El ideal de ciudadanización, donde la autoridad electoral descansa en manos de personas independientes –en la medida de lo factible—al gobierno y a los partidos, nunca ha podido cuajar. Tal vez no haber creado a tiempo un esquema donde el instituto eligiera sus liderazgos procedentes de su servicio profesional, y no quedara cíclicamente a capricho de los equilibrios partidistas en cada relevo del organismo, haya sido una oportunidad perdida. Ante esto, no es extraño que los consejeros electorales respondan a sus intereses políticos, en lugar de a los de los ciudadanos. Por último, si el Instituto quiere superar la actual crisis, ya no será suficiente que los comicios del 7 de junio cumplan con un mero éxito mecánico. La credibilidad del INE no depende de la instalación de la totalidad de las casillas en la jornada electoral, ni de que todas las actas de escrutinio sean entregadas y procesadas a tiempo. Tal como ocurre con el resto del entramado institucional en México, es imperativo terminar con el descaro y el cinismo de los actores políticos en cuanto a su comodidad de tener reglas y árbitros a modo. El cumplimiento de la ley debe estar sujeto a la norma, no al poder.

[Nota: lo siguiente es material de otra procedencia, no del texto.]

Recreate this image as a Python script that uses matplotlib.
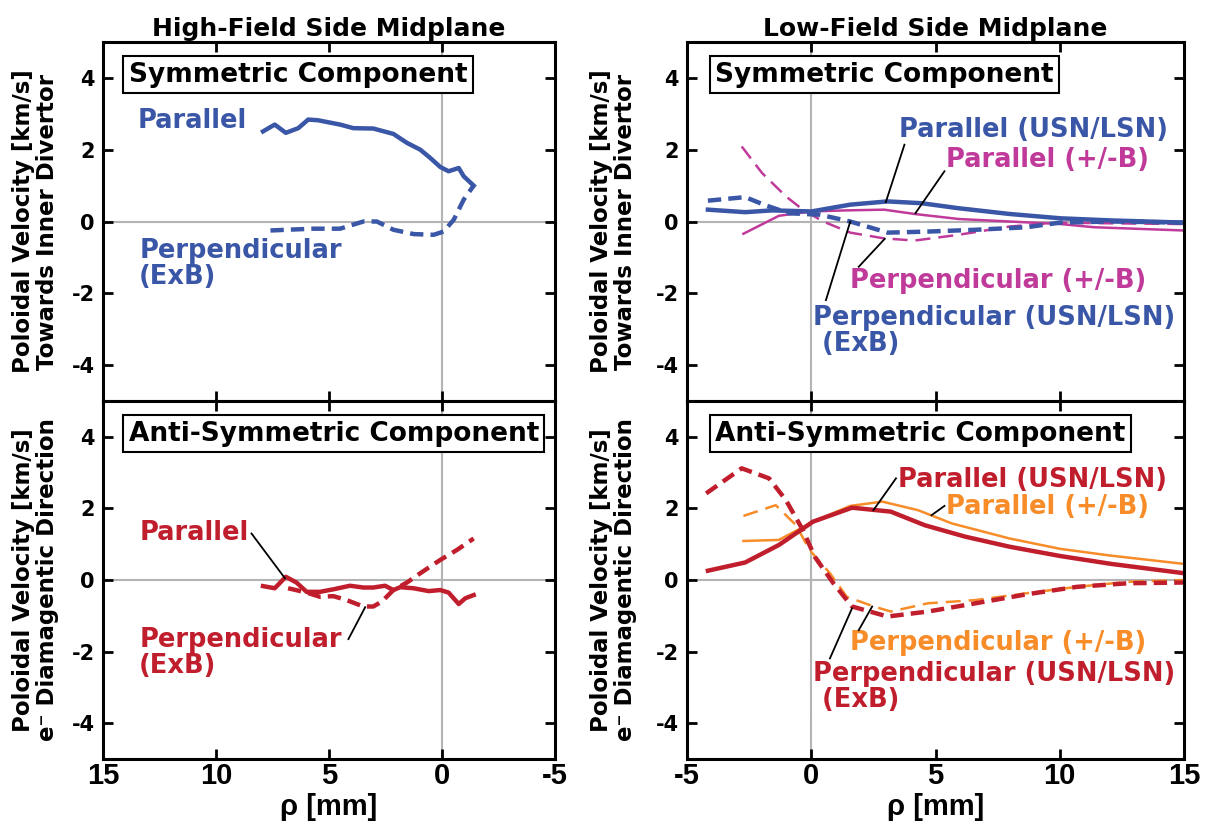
import matplotlib.pyplot as plt
from matplotlib import font_manager

# ---- data (rho in mm, poloidal velocity in km/s) ----
# High-field side midplane, symmetric component
hfs_sym_par_x = [7.92, 7.40, 6.91, 6.36, 5.92, 5.48, 4.51, 3.92, 3.04, 2.15, 1.55,
                 0.96, 0.52, 0.08, -0.29, -0.74, -0.96, -1.40]
hfs_sym_par_v = [2.51, 2.70, 2.47, 2.60, 2.84, 2.82, 2.70, 2.60, 2.59, 2.44, 2.19,
                 2.00, 1.77, 1.52, 1.40, 1.49, 1.26, 1.00]
hfs_sym_perp_x = [7.59, 6.88, 5.70, 4.51, 3.48, 2.88, 2.15, 1.26, 0.37, -0.07,
                  -0.52, -0.96, -1.40]
hfs_sym_perp_v = [-0.25, -0.23, -0.20, -0.20, 0.00, 0.00, -0.23, -0.35, -0.37, -0.28,
                  0.05, 0.61, 1.00]

# High-field side midplane, anti-symmetric component
hfs_anti_par_x = [7.92, 7.40, 6.91, 6.44, 5.99, 5.40, 4.81, 4.07, 3.48, 3.04, 2.52,
                  2.15, 1.85, 1.26, 0.59, 0.08, -0.29, -0.74, -1.03, -1.40]
hfs_anti_par_v = [-0.17, -0.23, 0.09, -0.07, -0.33, -0.33, -0.26, -0.16, -0.21, -0.21,
                  -0.16, -0.28, -0.20, -0.23, -0.31, -0.28, -0.35, -0.67, -0.51, -0.42]
hfs_anti_perp_x = [6.81, 5.99, 5.40, 4.81, 4.22, 3.48, 3.04, 2.66, 2.15, 1.55, 0.96,
                   0.08, -0.66, -1.40]
hfs_anti_perp_v = [-0.23, -0.35, -0.47, -0.45, -0.56, -0.74, -0.74, -0.60, -0.28, -0.07,
                   0.19, 0.56, 0.84, 1.16]

# Low-field side midplane, symmetric component
lfs_sym_par_x = [-4.16, -2.66, -1.57, 0.0, 1.57, 3.07, 4.43, 5.93, 7.98, 10.02, 12.07, 15.0]
lfs_sym_par_v = [0.33, 0.26, 0.31, 0.28, 0.47, 0.56, 0.51, 0.37, 0.21, 0.09, 0.03, -0.03]
lfs_sym_parB_x = [-2.73, -1.30, 0.0, 1.43, 2.93, 4.16, 5.93, 7.98, 10.02, 11.39, 15.0]
lfs_sym_parB_v = [-0.34, 0.16, 0.28, 0.31, 0.33, 0.21, 0.07, 0.00, -0.07, -0.16, -0.25]
lfs_sym_perp_x = [-4.16, -2.66, -1.84, -0.89, 0.34, 1.57, 3.07, 4.70, 6.61, 8.66,
                  10.02, 12.07, 15.0]
lfs_sym_perp_v = [0.58, 0.68, 0.45, 0.23, 0.19, 0.00, -0.31, -0.28, -0.23, -0.16,
                  -0.03, 0.00, -0.03]
lfs_sym_perpB_x = [-2.80, -1.98, -1.02, -0.34, 0.48, 1.57, 2.93, 4.16, 5.93, 7.98,
                   10.02, 12.07, 15.0]
lfs_sym_perpB_v = [2.09, 1.35, 0.70, 0.33, 0.00, -0.31, -0.47, -0.53, -0.37, -0.14,
                   -0.03, -0.05, -0.07]

# Low-field side midplane, anti-symmetric component
lfs_anti_par_x = [-4.16, -2.66, -1.30, 0.07, 1.64, 3.20, 4.57, 6.20, 7.98, 10.02, 12.07, 15.0]
lfs_anti_par_v = [0.26, 0.49, 0.98, 1.63, 2.02, 1.91, 1.53, 1.21, 0.93, 0.67, 0.45, 0.19]
lfs_anti_parB_x = [-2.73, -1.30, 0.07, 1.57, 2.86, 4.30, 5.66, 7.98, 10.02, 12.07, 15.0]
lfs_anti_parB_v = [1.09, 1.12, 1.63, 2.07, 2.19, 1.95, 1.58, 1.16, 0.87, 0.68, 0.45]
lfs_anti_perp_x = [-4.23, -2.80, -1.70, -1.02, -0.34, 0.14, 0.89, 1.64, 3.07, 4.70,
                   6.61, 8.66, 10.70, 12.75, 15.0]
lfs_anti_perp_v = [2.42, 3.12, 2.84, 2.23, 1.40, 0.65, -0.09, -0.74, -1.02, -0.88,
                   -0.65, -0.40, -0.19, -0.09, -0.07]
lfs_anti_perpB_x = [-2.73, -1.43, -0.61, -0.07, 0.75, 1.43, 2.52, 3.20, 4.70, 6.61,
                    8.66, 10.70, 12.75, 15.0]
lfs_anti_perpB_v = [1.79, 2.09, 1.53, 0.84, 0.19, -0.47, -0.74, -0.88, -0.65, -0.56,
                    -0.37, -0.19, -0.05, 0.00]

x_ticks = [-5, 0, 5, 10, 15]
y_ticks = [-4, -2, 0, 2, 4]

BLUE = '#3a56a6'
MAGENTA = '#c03a9a'
RED = '#c11e2d'
ORANGE = '#f78c28'
GRID = '#b4b4b4'

names = {f.name for f in font_manager.fontManager.ttflist}
XFONT = 'Liberation Sans' if 'Liberation Sans' in names else 'DejaVu Sans'
NARROW = 'Liberation Sans Narrow' if 'Liberation Sans Narrow' in names else XFONT
plt.rcParams['font.family'] = 'DejaVu Sans'

THICK = 3.2
THIN = 1.8
DASH_THICK = (0, (3.0, 1.6))
DASH_THIN = (0, (6.0, 3.2))


def style_axes(ax, xlim, bottom, ylabel, label_x):
    ax.set_xlim(xlim)
    ax.set_ylim(-5, 5)
    ax.axhline(0, color=GRID, lw=1.5, zorder=0)
    ax.axvline(0, color=GRID, lw=1.5, zorder=0)
    ax.set_yticks(y_ticks, labels=[str(t) for t in y_ticks],
                  fontsize=15, fontweight='bold')
    ax.set_xticks(x_ticks, labels=[str(t) for t in x_ticks],
                  fontsize=21, fontweight='bold', family=XFONT)
    ax.tick_params(direction='in', length=7, width=2, top=True, right=True)
    ax.tick_params(axis='y', pad=6)
    ax.tick_params(axis='x', pad=2)
    for sp in ax.spines.values():
        sp.set_linewidth(2.2)
    if not bottom:
        ax.tick_params(labelbottom=False)
    else:
        ax.set_xlabel('ρ [mm]', fontsize=21, fontweight='bold', family=NARROW, labelpad=2)
    ax.set_ylabel(ylabel, fontsize=16.5, fontweight='bold', va='center', linespacing=1.05)
    ax.yaxis.set_label_coords(label_x, 0.5)


def box_label(ax, text):
    ax.text(0.057, 0.945, text, transform=ax.transAxes, ha='left', va='top',
            fontsize=19, fontweight='bold',
            bbox=dict(boxstyle='square,pad=0.2', fc='white', ec='black', lw=1.5))


def note(ax, text, pos, color, leader=None, white=False):
    kw = dict(fontsize=18.5, fontweight='bold', color=color, ha='left', va='center',
              linespacing=1.0, zorder=5)
    if white:
        kw['bbox'] = dict(boxstyle='square,pad=0.05', fc='white', ec='none')
    ax.text(pos[0], pos[1], text, **kw)
    if leader is not None:
        (x1, y1), (x2, y2) = leader
        ax.plot([x1, x2], [y1, y2], color='k', lw=1.3, zorder=6)


fig = plt.figure(figsize=(12.1, 8.27), dpi=100)
ax_hs = fig.add_axes([0.0851, 0.5151, 0.3736, 0.4341])
ax_ha = fig.add_axes([0.0851, 0.0822, 0.3736, 0.4329])
ax_ls = fig.add_axes([0.5678, 0.5151, 0.4107, 0.4341])
ax_la = fig.add_axes([0.5678, 0.0822, 0.4107, 0.4329])

sym_label = 'Poloidal Velocity [km/s]\nTowards Inner Divertor'
anti_label = 'Poloidal Velocity [km/s]\ne\u207b Diamagentic Direction'

# High-field side, symmetric
style_axes(ax_hs, (15, -5), False, sym_label, -0.150)
ax_hs.set_title('High-Field Side Midplane', fontsize=18, fontweight='bold', pad=4)
ax_hs.plot(hfs_sym_par_x, hfs_sym_par_v, color=BLUE, lw=THICK)
ax_hs.plot(hfs_sym_perp_x, hfs_sym_perp_v, color=BLUE, lw=THICK, ls=DASH_THICK)
box_label(ax_hs, 'Symmetric Component')
note(ax_hs, 'Parallel', (13.47, 2.79), BLUE)
note(ax_hs, 'Perpendicular\n(ExB)', (13.4, -1.18), BLUE)

# High-field side, anti-symmetric
style_axes(ax_ha, (15, -5), True, anti_label, -0.150)
ax_ha.plot(hfs_anti_par_x, hfs_anti_par_v, color=RED, lw=THICK)
ax_ha.plot(hfs_anti_perp_x, hfs_anti_perp_v, color=RED, lw=THICK, ls=DASH_THICK)
box_label(ax_ha, 'Anti-Symmetric Component')
note(ax_ha, 'Parallel', (13.4, 1.30), RED, leader=((8.43, 1.30), (6.95, 0.05)))
note(ax_ha, 'Perpendicular\n(ExB)', (13.4, -2.05), RED, leader=((4.14, -1.65), (3.40, -0.76)))

# Low-field side, symmetric
style_axes(ax_ls, (-5, 15), False, sym_label, -0.148)
ax_ls.set_title('Low-Field Side Midplane', fontsize=18, fontweight='bold', pad=4)
ax_ls.plot(lfs_sym_parB_x, lfs_sym_parB_v, color=MAGENTA, lw=THIN)
ax_ls.plot(lfs_sym_perpB_x, lfs_sym_perpB_v, color=MAGENTA, lw=THIN, ls=DASH_THIN)
ax_ls.plot(lfs_sym_par_x, lfs_sym_par_v, color=BLUE, lw=THICK)
ax_ls.plot(lfs_sym_perp_x, lfs_sym_perp_v, color=BLUE, lw=THICK, ls=DASH_THICK)
box_label(ax_ls, 'Symmetric Component')
note(ax_ls, 'Parallel (USN/LSN)', (3.55, 2.54), BLUE, leader=((3.75, 2.14), (3.0, 0.54)))
note(ax_ls, 'Parallel (+/-B)', (5.41, 1.72), MAGENTA, leader=((5.36, 1.40), (4.19, 0.23)))
note(ax_ls, 'Perpendicular (+/-B)', (1.57, -1.67), MAGENTA,
     leader=((1.91, -1.26), (2.96, -0.48)))
note(ax_ls, 'Perpendicular (USN/LSN)\n (ExB)', (0.07, -3.05), BLUE,
     leader=((0.59, -2.19), (1.57, 0.0)), white=True)

# Low-field side, anti-symmetric
style_axes(ax_la, (-5, 15), True, anti_label, -0.148)
ax_la.plot(lfs_anti_parB_x, lfs_anti_parB_v, color=ORANGE, lw=THIN)
ax_la.plot(lfs_anti_perpB_x, lfs_anti_perpB_v, color=ORANGE, lw=THIN, ls=DASH_THIN)
ax_la.plot(lfs_anti_par_x, lfs_anti_par_v, color=RED, lw=THICK)
ax_la.plot(lfs_anti_perp_x, lfs_anti_perp_v, color=RED, lw=THICK, ls=DASH_THICK)
box_label(ax_la, 'Anti-Symmetric Component')
note(ax_la, 'Parallel (USN/LSN)', (3.48, 2.79), RED, leader=((3.41, 2.84), (2.50, 1.95)))
note(ax_la, 'Parallel (+/-B)', (5.41, 2.03), ORANGE, leader=((5.36, 2.07), (4.84, 1.81)))
note(ax_la, 'Perpendicular (+/-B)', (1.57, -1.77), ORANGE,
     leader=((1.91, -1.40), (2.45, -0.74)))
note(ax_la, 'Perpendicular (USN/LSN)\n (ExB)', (0.07, -3.0), RED,
     leader=((0.75, -2.19), (1.64, -0.79)), white=True)

fig.savefig('out.png', dpi=100)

El problema es que, para avanzar a ese ideal, se requiere un marco de referencia distinto al que prevalece en la política mexicana en la actualidad. En los hechos, el país no ha asumido un marco de referencia democrático: más bien, se trata de un sistema de gobierno dominado por los partidos políticos que tolera ciertas formas democráticas. Mientras eso no cambie, y en tanto no se asuma la legalidad como marco de referencia, asuntos como el del INE, así como los de corrupción y otros que marcan las características del sistema político, la realidad de la política mexicana seguirá siendo pre-democrática.